Have you ever wondered how it is that a person gets inspired with ideas about God? Certainly, a lot of what we believe about God comes to us from people of the past who had certain experiences. Moses, for example, that great man of God, was a channel through whom God communicated the idea that there are certain laws of conduct that one must follow if life is to be satisfying. From Moses, therefore, we picked up the idea that God is the great lawgiver.

Later, the Psalmists, reflecting on those laws, tended to see God as a rewarder of the good. They reminded us that "the steadfast love of the Lord is from everlasting to everlasting upon those who fear him, and his righteousness to children's children, to those who keep his covenant and remember to do his commandments." It was from such writings that we Jews got the idea, rightly or wrongly, that God loves only those who are good.

There were also the prophets, stern men like Amos, who preached on the justice and severity of God. They caused us to see that God is a righteous judge of conduct, and woe to us if our conduct was not upright. Through Amos, we learned to fear the Lord. Sometimes those prophets of unrelieved doom gave us the idea that God was cold, indifferent, and impatient with our human frailties.

I suppose you could say that I generally fell into that school, too, in the early days of my preaching. My name is Hosea. Like Amos, my predecessor, I was called to be a prophet, a preacher, a spokesman for God. The only God I knew about was the stern God preached by Amos. So I preached that my people were heading straight for destruction--going to hell in a hand basket, you might say--and from all I could see, if that was what they got, it served them right. At least, that's the way I went about my preaching at first.

But something happened in my own life which was to have a profound effect on the way I understood God. That is why I asked you at the beginning how you think a person gets inspired with ideas about God. You probably think that God speaks directly to certain people, word for word, the things that God wants them to say, and those people pass the words on to the rest of us. Maybe God does do that sometimes. I can't speak for Moses. But I'll bet that a lot of what Moses had to say came to him as God helped him try to make sense out of the situation in which he found himself. Then the words were written down for our benefit, and our understanding of God was increased.
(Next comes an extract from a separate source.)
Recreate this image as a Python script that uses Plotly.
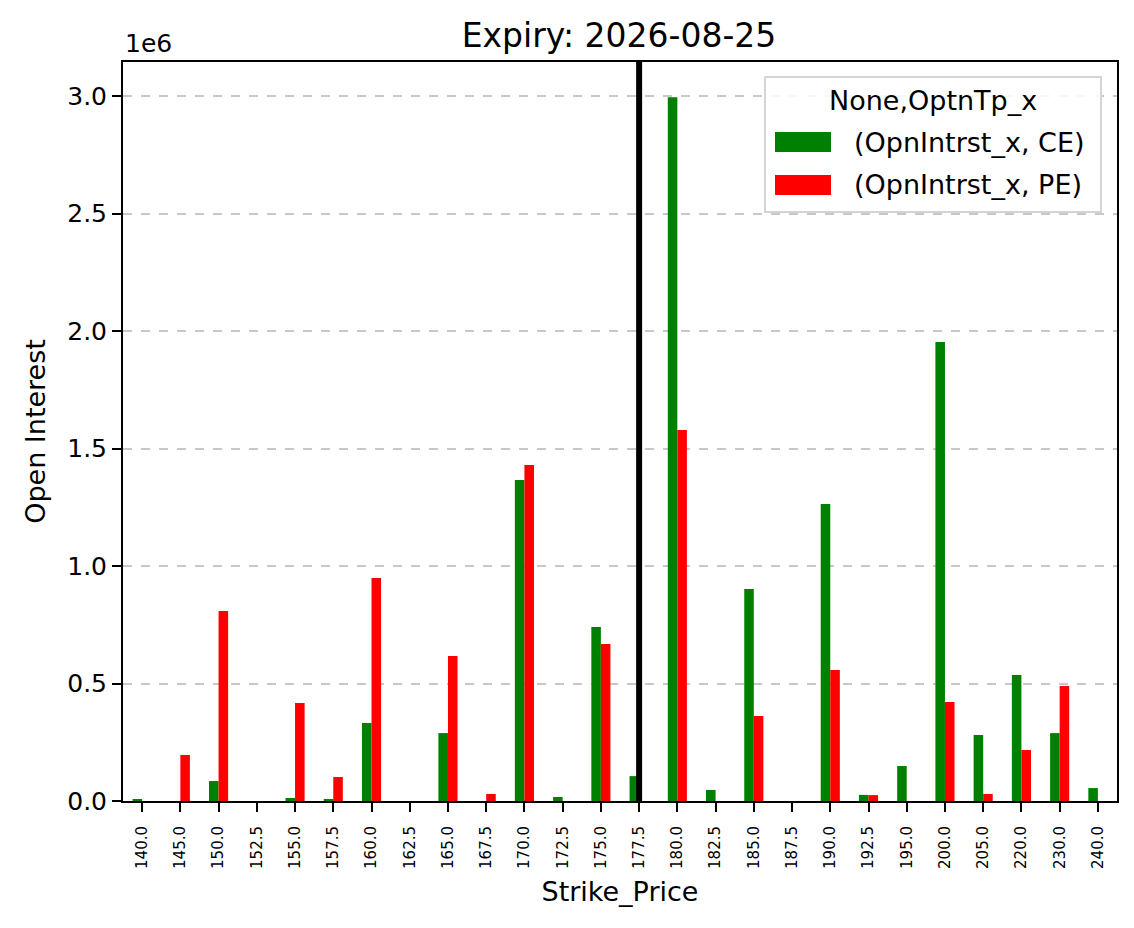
import plotly.graph_objects as go

strikes = ["140.0", "145.0", "150.0", "152.5", "155.0", "157.5", "160.0", "162.5", "165.0",
           "167.5", "170.0", "172.5", "175.0", "177.5", "180.0", "182.5", "185.0", "187.5",
           "190.0", "192.5", "195.0", "200.0", "205.0", "220.0", "230.0", "240.0"]
ce_oi = [8000, 0, 85000, 0, 13000, 7000, 332000, 0, 289000,
         0, 1366000, 17000, 740000, 106000, 2995000, 47000, 902000, 0,
         1264000, 26000, 149000, 1953000, 281000, 536000, 289000, 55000]
pe_oi = [0, 196000, 809000, 0, 417000, 102000, 949000, 0, 617000,
         30000, 1430000, 0, 668000, 0, 1579000, 0, 362000, 0,
         557000, 25000, 0, 421000, 30000, 217000, 489000, 0]
spot_strike = "177.5"
series_names = ["(OpnIntrst_x, CE)", "(OpnIntrst_x, PE)"]
series_colors = ["#008000", "#ff0000"]
legend_title = "None,OptnTp_x"
y_tick_vals = [0, 500000, 1000000, 1500000, 2000000, 2500000, 3000000]
y_tick_text = ["0.0", "0.5", "1.0", "1.5", "2.0", "2.5", "3.0"]

FONT = "DejaVu Sans"
W, H = 1134, 928
ML, MR, MT, MB = 123, 17, 62, 127
PW, PH = W - ML - MR, H - MT - MB


def px_x(px):
    return (px - ML) / PW


def px_y(py):
    return (H - MB - py) / PH


fig = go.Figure()
for vals, name, col in zip([ce_oi, pe_oi], series_names, series_colors):
    fig.add_trace(go.Bar(x=strikes, y=vals, name=name,
                         marker=dict(color=col, line=dict(width=0))))

spot_idx = strikes.index(spot_strike)
fig.add_shape(type="line", xref="x", yref="paper", x0=spot_idx, x1=spot_idx,
              y0=0, y1=1, line=dict(color="black", width=6), layer="above")

fig.add_annotation(text="1e6", xref="paper", yref="paper", x=0, y=1,
                   xanchor="left", yanchor="bottom", showarrow=False,
                   font=dict(family=FONT, size=25, color="black"), yshift=2)

# legend box (matplotlib style)
fig.add_shape(type="rect", xref="paper", yref="paper",
              x0=px_x(765), x1=px_x(1101), y0=px_y(212), y1=px_y(77),
              line=dict(color="#d4d4d4", width=2), fillcolor="rgba(255,255,255,0.85)",
              layer="above")
fig.add_annotation(text=legend_title, xref="paper", yref="paper",
                   x=px_x(933), y=px_y(100), xanchor="center", yanchor="middle",
                   showarrow=False, font=dict(family=FONT, size=27, color="black"))
for i, (name, col) in enumerate(zip(series_names, series_colors)):
    cy = 142 + i * 43
    fig.add_shape(type="rect", xref="paper", yref="paper",
                  x0=px_x(775), x1=px_x(831), y0=px_y(cy + 10), y1=px_y(cy - 10),
                  line=dict(width=0), fillcolor=col, layer="above")
    fig.add_annotation(text=name, xref="paper", yref="paper",
                       x=px_x(852), y=px_y(cy), xanchor="left", yanchor="middle",
                       showarrow=False, font=dict(family=FONT, size=27, color="black"))

fig.update_layout(
    width=W, height=H,
    margin=dict(l=ML, r=MR, t=MT, b=MB),
    paper_bgcolor="white", plot_bgcolor="white",
    barmode="group", bargap=0.5, bargroupgap=0,
    showlegend=False,
    font=dict(family=FONT, color="black"),
    title=dict(text="Expiry: 2026-08-25", x=619 / W, xanchor="center",
               y=1 - 35 / H, yanchor="middle",
               font=dict(family=FONT, size=33, color="black")),
    xaxis=dict(type="category", title=dict(text="Strike_Price", standoff=14,
                                             font=dict(family=FONT, size=27, color="black")),
               range=[-0.5, len(strikes) - 0.5],
               tickangle=-90, tickfont=dict(family=FONT, size=15, color="black"),
               ticklabelstandoff=8,
               ticks="outside", ticklen=9, tickwidth=2, tickcolor="black",
               showline=True, linecolor="black", linewidth=2, mirror=True,
               showgrid=False, zeroline=False),
    yaxis=dict(title=dict(text="Open Interest", standoff=14,
                          font=dict(family=FONT, size=27, color="black")),
               range=[0, 3145000], tickvals=y_tick_vals, ticktext=y_tick_text,
               tickfont=dict(family=FONT, size=25, color="black"),
               ticks="outside", ticklen=9, tickwidth=2, tickcolor="black",
               showline=True, linecolor="black", linewidth=2, mirror=True,
               showgrid=True, gridcolor="#c8c8c8", gridwidth=1.5, griddash="dash",
               zeroline=False),
)

fig.write_html("out.html")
As a preacher, I felt it was my task to pass on the ideas and warnings from the past, to preach judgment and condemnation. I wasn't changing anybody. I wasn't making anybody happy by what I said, but I felt that that is what a preacher does. Give 'em hell! At least keep 'em from enjoying what they are doing! Then God spoke to me. Not in words you could hear, but through my experience. In my case, it was through my marriage that God made me aware of some things about which I had formerly been ignorant.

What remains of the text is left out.